紹興酒にきざら、は、日本人の発明と何故か知日派中国人からよく聞かされましたが、
中国貧民起源であると、作者は180°ひっくり返したわけで、ここだけ痛快でした。非常に。
そうであっても、いや、そうであるならなおさら、やっすい紹興酒を飲むなら、
きざらをいれておのみやす、ということになるのではないか、とも思いました。

頁182
 数年前、済南の空港でこの酒を見かけたのでぜひ買いたいと思ったが、折悪しくハイジャックの直後で、荷物とボディ・チェックに時間を取られて買えなかった。

下記の事件だと思います。

中国民航機韓国着陸事件
http://ja.wikipedia.org/wiki/%E4%B8%AD%E5%9B%BD%E6%B0%91%E8%88%AA%E6%A9%9F%E9%9F%93%E5%9B%BD%E7%9D%80%E9%99%B8%E4%BA%8B%E4%BB%B6
下のチャン・イーモウ映画とは別ですが、なんとなく貼りました。

作者の中国名酒一覧、写したいですが、長いし、敬意を表して、
割愛します。
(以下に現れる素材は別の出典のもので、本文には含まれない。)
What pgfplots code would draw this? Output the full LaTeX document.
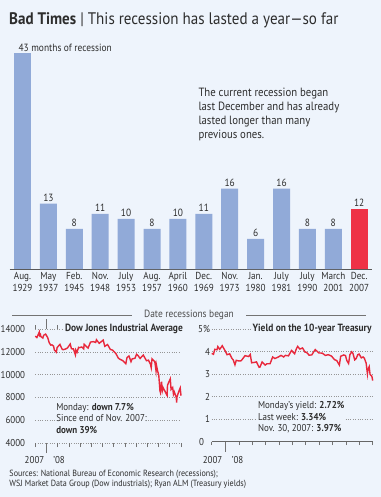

産地と、あとカタカナの中国語読みがいいです。
酒のふりがなは、チウ。

頁247 あとがき
 四川といえば本文にもあるとおり、白酒の五大名酒を生んでいる酒どころ、五糧(粮)液や剣南春を味わえると思ったら、これが大はずれ。輸出用に回すせいか、ショーウィンドーにサンプルが並んでいるだけで、実物にはお目にかかれなかった。そのせいではなかろうが、成都の錦江賓館で四川省外事弁公室の徐世群主任に招待された宴席で味わった全興大曲酒は、ひときわ美味であった。

いい時代でしたね。というと、たぶん、反論必至です。
外貨兌換券の闇レート1.5倍くらいでしょうか。天安門事件まであと二年!以上
(2015/1/24)
【後報】
この本の版元は徳間書店で、確か、中国関係の全集みたいなものも出していたな、
と思いましたが、うまいこと検索出来ませんでした。
映画『コクリコ坂から』で、カルチェラタンの存続を求めて、
学生有志が徳間書店にボス交に訪れる場面で、
その広告があったように記憶しているのですが…
http://pic.prepics-cdn.com/happppppy/20329794.jpeg
そのシーンの画像もうまく検索出来ませんでした。